◆ EXERCISE DETAILS
Make an exact copy of the lines, leaving the pictures out.
/---
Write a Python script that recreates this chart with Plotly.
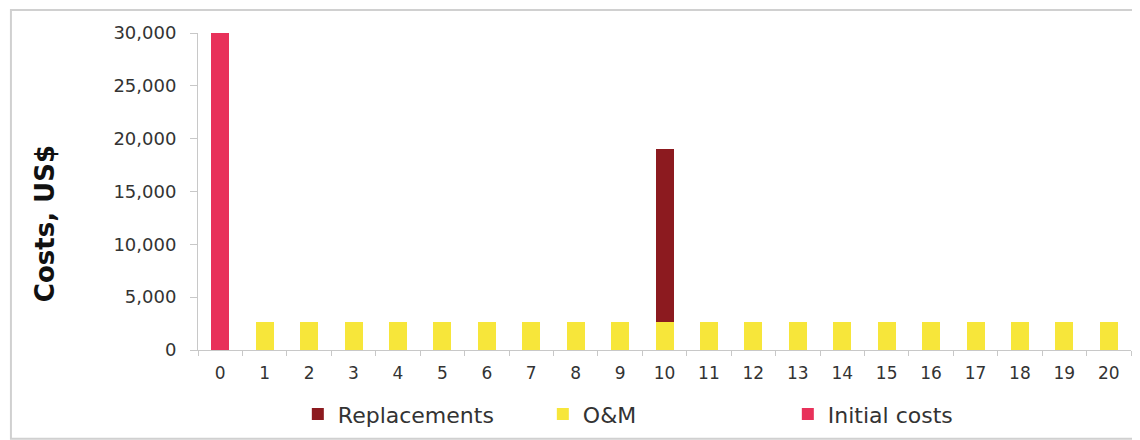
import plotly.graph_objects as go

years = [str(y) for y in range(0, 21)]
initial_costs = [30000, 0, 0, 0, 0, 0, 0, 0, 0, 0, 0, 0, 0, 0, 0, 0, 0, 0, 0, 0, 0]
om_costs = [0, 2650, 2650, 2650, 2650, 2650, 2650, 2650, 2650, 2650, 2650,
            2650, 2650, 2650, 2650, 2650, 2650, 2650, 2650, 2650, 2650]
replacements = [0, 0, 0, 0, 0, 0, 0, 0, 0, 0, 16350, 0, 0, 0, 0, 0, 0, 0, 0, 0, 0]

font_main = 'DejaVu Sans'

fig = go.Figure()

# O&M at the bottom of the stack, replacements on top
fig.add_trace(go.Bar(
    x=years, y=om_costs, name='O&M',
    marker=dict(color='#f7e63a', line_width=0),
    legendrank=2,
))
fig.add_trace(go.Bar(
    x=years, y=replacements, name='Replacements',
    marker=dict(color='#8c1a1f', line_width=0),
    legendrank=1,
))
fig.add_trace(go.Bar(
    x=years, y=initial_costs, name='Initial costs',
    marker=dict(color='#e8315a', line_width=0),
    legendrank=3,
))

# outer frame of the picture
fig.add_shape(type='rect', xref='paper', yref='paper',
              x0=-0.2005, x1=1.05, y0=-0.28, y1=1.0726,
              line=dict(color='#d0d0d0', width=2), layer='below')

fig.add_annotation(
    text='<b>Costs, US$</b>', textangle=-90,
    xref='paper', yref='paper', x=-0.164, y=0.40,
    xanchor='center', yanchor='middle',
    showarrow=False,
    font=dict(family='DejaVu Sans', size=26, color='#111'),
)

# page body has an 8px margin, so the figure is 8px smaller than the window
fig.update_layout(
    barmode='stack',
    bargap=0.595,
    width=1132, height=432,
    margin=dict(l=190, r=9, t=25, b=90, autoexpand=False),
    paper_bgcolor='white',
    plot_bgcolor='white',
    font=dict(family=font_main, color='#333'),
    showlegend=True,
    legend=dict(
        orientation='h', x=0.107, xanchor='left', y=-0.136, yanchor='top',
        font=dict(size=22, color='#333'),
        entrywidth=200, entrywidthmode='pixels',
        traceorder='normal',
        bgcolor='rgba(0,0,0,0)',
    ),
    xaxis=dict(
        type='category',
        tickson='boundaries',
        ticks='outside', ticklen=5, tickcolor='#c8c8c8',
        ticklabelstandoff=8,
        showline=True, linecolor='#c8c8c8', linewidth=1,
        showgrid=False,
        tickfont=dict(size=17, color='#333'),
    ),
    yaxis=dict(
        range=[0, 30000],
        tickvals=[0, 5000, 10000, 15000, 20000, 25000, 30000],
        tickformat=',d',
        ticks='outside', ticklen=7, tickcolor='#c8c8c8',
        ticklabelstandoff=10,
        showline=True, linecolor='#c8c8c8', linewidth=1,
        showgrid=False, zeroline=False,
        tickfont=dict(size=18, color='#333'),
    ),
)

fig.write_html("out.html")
\---
◆ RIGHT ANSWER
Write a Python script that recreates this chart with Plotly.
import plotly.graph_objects as go

years = [str(y) for y in range(0, 21)]
initial_costs = [30000, 0, 0, 0, 0, 0, 0, 0, 0, 0, 0, 0, 0, 0, 0, 0, 0, 0, 0, 0, 0]
om_costs = [0, 2650, 2650, 2650, 2650, 2650, 2650, 2650, 2650, 2650, 2650,
            2650, 2650, 2650, 2650, 2650, 2650, 2650, 2650, 2650, 2650]
replacements = [0, 0, 0, 0, 0, 0, 0, 0, 0, 0, 16350, 0, 0, 0, 0, 0, 0, 0, 0, 0, 0]

font_main = 'DejaVu Sans'

fig = go.Figure()

# O&M at the bottom of the stack, replacements on top
fig.add_trace(go.Bar(
    x=years, y=om_costs, name='O&M',
    marker=dict(color='#f7e63a', line_width=0),
    legendrank=2,
))
fig.add_trace(go.Bar(
    x=years, y=replacements, name='Replacements',
    marker=dict(color='#8c1a1f', line_width=0),
    legendrank=1,
))
fig.add_trace(go.Bar(
    x=years, y=initial_costs, name='Initial costs',
    marker=dict(color='#e8315a', line_width=0),
    legendrank=3,
))

# outer frame of the picture
fig.add_shape(type='rect', xref='paper', yref='paper',
              x0=-0.2005, x1=1.05, y0=-0.28, y1=1.0726,
              line=dict(color='#d0d0d0', width=2), layer='below')

fig.add_annotation(
    text='<b>Costs, US$</b>', textangle=-90,
    xref='paper', yref='paper', x=-0.164, y=0.40,
    xanchor='center', yanchor='middle',
    showarrow=False,
    font=dict(family='DejaVu Sans', size=26, color='#111'),
)

# page body has an 8px margin, so the figure is 8px smaller than the window
fig.update_layout(
    barmode='stack',
    bargap=0.595,
    width=1132, height=432,
    margin=dict(l=190, r=9, t=25, b=90, autoexpand=False),
    paper_bgcolor='white',
    plot_bgcolor='white',
    font=dict(family=font_main, color='#333'),
    showlegend=True,
    legend=dict(
        orientation='h', x=0.107, xanchor='left', y=-0.136, yanchor='top',
        font=dict(size=22, color='#333'),
        entrywidth=200, entrywidthmode='pixels',
        traceorder='normal',
        bgcolor='rgba(0,0,0,0)',
    ),
    xaxis=dict(
        type='category',
        tickson='boundaries',
        ticks='outside', ticklen=5, tickcolor='#c8c8c8',
        ticklabelstandoff=8,
        showline=True, linecolor='#c8c8c8', linewidth=1,
        showgrid=False,
        tickfont=dict(size=17, color='#333'),
    ),
    yaxis=dict(
        range=[0, 30000],
        tickvals=[0, 5000, 10000, 15000, 20000, 25000, 30000],
        tickformat=',d',
        ticks='outside', ticklen=7, tickcolor='#c8c8c8',
        ticklabelstandoff=10,
        showline=True, linecolor='#c8c8c8', linewidth=1,
        showgrid=False, zeroline=False,
        tickfont=dict(size=18, color='#333'),
    ),
)

fig.write_html("out.html")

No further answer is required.